After years of spending cuts and annual state budget deficits larger than the entire budgets of some states, this month the independent California Legislative Analyst’s Office projected a deficit for next year of $1.9 billion — down from $25 billion at one point — and said California might post a $1 billion surplus in 2014, even accounting for the tendency of these projections to vary markedly from year to year.
A reason for the change, in addition to a series of deep budget cuts in recent years, was voter approval of Proposition 30, promoted by Gov. Jerry Brown to raise taxes temporarily to avoid up to $6 billion in education cuts.
“The state’s economic recovery, prior budget cuts and the additional, temporary taxes provided by Proposition 30 have combined to bring California to a promising moment: the possible end of a decade of acute state budget challenges,” the report said. “Our economic and budgetary forecast indicates that California’s leaders face a dramatically smaller budget problem in 2013-14.”
And 38 percent of Californians say the state is heading in the right direction, according to a survey this month by U.S.C. Dornsife/Los Angeles Times. For most places, that figure would seem dismal. But it is double what it was 13 months ago.
California’s recovery echoes a rebound across much of the country; the state suffered not only one of the longest downturns but also one of the most severe.

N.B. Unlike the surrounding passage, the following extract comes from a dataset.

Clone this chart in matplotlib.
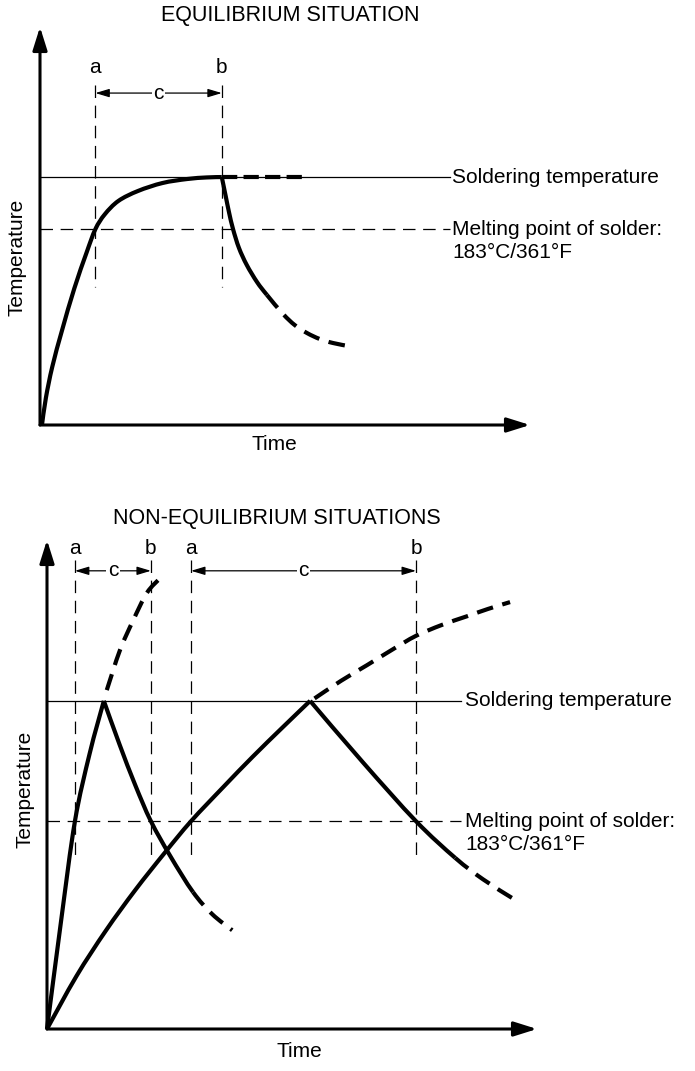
import numpy as np
import matplotlib.pyplot as plt
from matplotlib.path import Path
from matplotlib.patches import PathPatch

plt.rcParams['font.family'] = ['Liberation Sans', 'DejaVu Sans']
plt.rcParams['lines.scale_dashes'] = False

# ---- equilibrium case (time / temperature in arbitrary units, 0-100) ----
eq_solder = 62.3
eq_melt = 49.2
eq_a, eq_b = 11.3, 37.1

eq_heat_t = [0.4, 1.2, 2.5, 4.5, 7.0, 9.5, 11.3, 13.2, 16.0, 20.0, 25.0, 30.0, 34.0, 37.1]
eq_heat_T = [0.0, 6.8, 14.6, 23.8, 34.3, 43.3, 49.2, 52.9, 56.3, 58.8, 60.8, 61.8, 62.2, 62.3]
# cooling: solid up to index 7, dashed after
eq_cool_t = [37.1, 37.9, 38.6, 39.4, 40.6, 42.2, 44.3, 46.3, 49.6, 52.0, 54.5, 57.1, 59.8, 63.1]
eq_cool_T = [62.3, 57.5, 53.3, 49.2, 44.5, 40.2, 35.9, 32.7, 27.9, 25.1, 23.1, 21.6, 20.6, 19.8]
eq_cool_solid = 7
eq_hold_t = [37.1, 53.7]

# ---- non-equilibrium cases ----
ne_solder = 67.1
ne_melt = 42.5
fast_a, fast_b = 5.7, 21.2
slow_a, slow_b = 29.4, 75.3

fast_rise_t = [0.0, 2.9, 5.7, 8.7, 11.6]
fast_rise_T = [0.0, 22.3, 42.5, 56.3, 67.1]
fast_over_t = [12.2, 14.9, 17.6, 20.4, 23.1]
fast_over_T = [69.3, 77.5, 83.6, 89.2, 92.2]
fast_cool_t = [11.6, 14.8, 18.0, 21.2, 25.2, 29.8, 33.7, 37.8]
fast_cool_T = [67.1, 58.2, 49.9, 42.5, 35.3, 28.0, 23.5, 20.2]
fast_cool_solid = 5

slow_rise_t = [0.0, 6.0, 12.0, 18.0, 24.0, 29.4, 36.0, 42.0, 48.0, 53.7]
slow_rise_T = [0.0, 10.8, 20.1, 28.4, 36.0, 42.5, 49.5, 55.7, 61.6, 67.1]
slow_over_t = [54.6, 60.0, 65.3, 70.5, 75.3, 80.5, 85.7, 90.0, 94.5]
slow_over_T = [67.6, 71.2, 74.4, 77.6, 80.4, 82.6, 84.4, 85.9, 87.3]
slow_cool_t = [53.7, 64.5, 75.3, 83.3, 89.0, 94.9]
slow_cool_T = [67.1, 54.5, 42.5, 35.0, 30.6, 26.8]
slow_cool_solid = 3

FS = 15
THICK = 3.0
THIN = 0.9
THIN_DASH = (9.0, 5.5)
THICK_DASH = (12.0, 7.0)
HOLD_DASH = (11.0, 4.5)

W, H = 695, 1071
fig = plt.figure(figsize=(W / 100, H / 100), dpi=100)


def px_axes(left, right, bottom, top):
    return fig.add_axes([left / W, 1 - bottom / H, (right - left) / W, (bottom - top) / H])


def setup(ax):
    ax.set_xlim(0, 100)
    ax.set_ylim(0, 100)
    ax.axis('off')
    arrow = dict(arrowstyle='-|>,head_length=0.7,head_width=0.22', lw=2.2,
                 color='black', shrinkA=0, shrinkB=0, mutation_scale=20)
    ax.annotate('', xy=(0, 100), xytext=(0, 0), arrowprops=arrow, annotation_clip=False)
    ax.annotate('', xy=(100, 0), xytext=(0, 0), arrowprops=arrow, annotation_clip=False)


def level_lines(ax, solder, melt, x_end, x_text):
    ax.plot([0, x_end], [solder, solder], color='black', lw=THIN, clip_on=False)
    ax.plot([0, x_end], [melt, melt], color='black', lw=THIN, dashes=THIN_DASH, clip_on=False)
    ax.text(x_text, solder, 'Soldering temperature', fontsize=FS, va='center', ha='left')
    ax.text(x_text, melt, 'Melting point of solder:', fontsize=FS, va='center', ha='left')
    ax.annotate('183°C/361°F', xy=(x_text, melt), xytext=(0, -17), textcoords='offset points',
                fontsize=FS, va='center', ha='left')


def span(ax, xa, xb, y_top, y_arrow, y_bottom, y_label):
    for x, lab in ((xa, 'a'), (xb, 'b')):
        ax.plot([x, x], [y_top, y_bottom], color='black', lw=THIN, dashes=THIN_DASH, clip_on=False)
        ax.text(x, y_label, lab, fontsize=FS, ha='center', va='center')
    ax.annotate('', xy=(xa, y_arrow), xytext=(xb, y_arrow), annotation_clip=False,
                arrowprops=dict(arrowstyle='<|-|>,head_length=0.6,head_width=0.18', lw=THIN,
                                color='black', shrinkA=0, shrinkB=0, mutation_scale=14))
    ax.text((xa + xb) / 2, y_arrow, 'c', fontsize=FS, ha='center', va='center',
            bbox=dict(facecolor='white', edgecolor='none', pad=1.0))


def bezier_segments(t, T):
    # Catmull-Rom through the points, as cubic Bezier pieces
    p = np.column_stack([t, T]).astype(float)
    ext = np.vstack([p[0], p, p[-1]])
    segs = []
    for i in range(len(p) - 1):
        p0, p1, p2, p3 = ext[i], ext[i + 1], ext[i + 2], ext[i + 3]
        segs.append((p1, p1 + (p2 - p0) / 6, p2 - (p3 - p1) / 6, p2))
    return segs


def draw_segs(ax, segs, dashes=None):
    verts = [segs[0][0]]
    codes = [Path.MOVETO]
    for _, c1, c2, end in segs:
        verts += [c1, c2, end]
        codes += [Path.CURVE4] * 3
    ls = '-' if dashes is None else (0, dashes)
    ax.add_patch(PathPatch(Path(verts, codes), facecolor='none', edgecolor='black',
                           lw=THICK, linestyle=ls, capstyle='butt', joinstyle='round',
                           clip_on=False))


def curve(ax, t, T, solid_upto=None, dashed=False):
    segs = bezier_segments(t, T)
    if dashed:
        draw_segs(ax, segs, THICK_DASH)
    elif solid_upto is None:
        draw_segs(ax, segs)
    else:
        draw_segs(ax, segs[:solid_upto])
        draw_segs(ax, segs[solid_upto:], THICK_DASH)


# ---- top panel ----
ax1 = px_axes(40, 530, 425, 27)
setup(ax1)
level_lines(ax1, eq_solder, eq_melt, 83.7, 84.1)
span(ax1, eq_a, eq_b, 85.4, 83.4, 34.7, 89.7)
curve(ax1, eq_heat_t, eq_heat_T)
curve(ax1, eq_cool_t, eq_cool_T, solid_upto=eq_cool_solid)
ax1.plot(eq_hold_t, [eq_solder, eq_solder], color='black', lw=THICK, dashes=HOLD_DASH,
         dash_capstyle='butt', clip_on=False)
ax1.text(-4.7, 42, 'Temperature', fontsize=FS, rotation=90, ha='center', va='center')
ax1.text(47.8, -4.8, 'Time', fontsize=FS, ha='center', va='center')
fig.text(290 / W, 1 - 15 / H, 'EQUILIBRIUM SITUATION', fontsize=15.5, ha='center', va='center')

# ---- bottom panel ----
ax2 = px_axes(47, 537, 1029, 540)
setup(ax2)
level_lines(ax2, ne_solder, ne_melt, 84.5, 85.3)
span(ax2, fast_a, fast_b, 95.9, 93.7, 35.6, 98.2)
span(ax2, slow_a, slow_b, 95.9, 93.7, 35.6, 98.2)
curve(ax2, fast_rise_t, fast_rise_T)
curve(ax2, fast_over_t, fast_over_T, dashed=True)
curve(ax2, fast_cool_t, fast_cool_T, solid_upto=fast_cool_solid)
curve(ax2, slow_rise_t, slow_rise_T)
curve(ax2, slow_over_t, slow_over_T, dashed=True)
curve(ax2, slow_cool_t, slow_cool_T, solid_upto=slow_cool_solid)
ax2.text(-4.5, 49.1, 'Temperature', fontsize=FS, rotation=90, ha='center', va='center')
ax2.text(51.6, -4.5, 'Time', fontsize=FS, ha='center', va='center')
fig.text(277 / W, 1 - 518 / H, 'NON-EQUILIBRIUM SITUATIONS', fontsize=15.5, ha='center', va='center')

fig.savefig('out.png', dpi=100, facecolor='white')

Economists say the turnaround, should it continue, is a positive harbinger for the nation, given the size and diversity of the state’s economy.
Democrats here have been quick to argue that the improvements in fiscal conditions that the state is now projecting after voters approved the temporary tax increase may embolden other states, and Congress, to raise some taxes rather than turn to a new round of cuts.
Yet California still faces major problems. The economic recovery is hardly uniform. Central California and the Inland Empire — the suburban sprawl east of Los Angeles — continue to stagger under the collapse of the construction market, and some economists wonder if they will ever join the coastal cities on the prosperity train. Cities, most recently San Bernardino, are facing bankruptcy, and public employee pension costs loom as a major threat to the state budget and those of many municipalities, including Los Angeles.
A federal report this month said that by some measures, California has the worst poverty in the nation. The river of people coming west in search of the economic dream, traditionally an economic and creative driver, has slowed to a crawl.
Still, the fear among many Californians that the bottom had fallen out appears to be fading. Economists said they were spotting many signs of incipient growth, including a surge in rental costs in the Bay Area, which suggests an influx of people looking for jobs.
“I think the state is turning a corner,” said Enrico Moretti, a professor of economics at the University of California, Berkeley. He said that the recovery was creating regional lines of economic demarcation — “We are going to see a more and more polarized state,” he said — but that over all, California was emerging from the recession.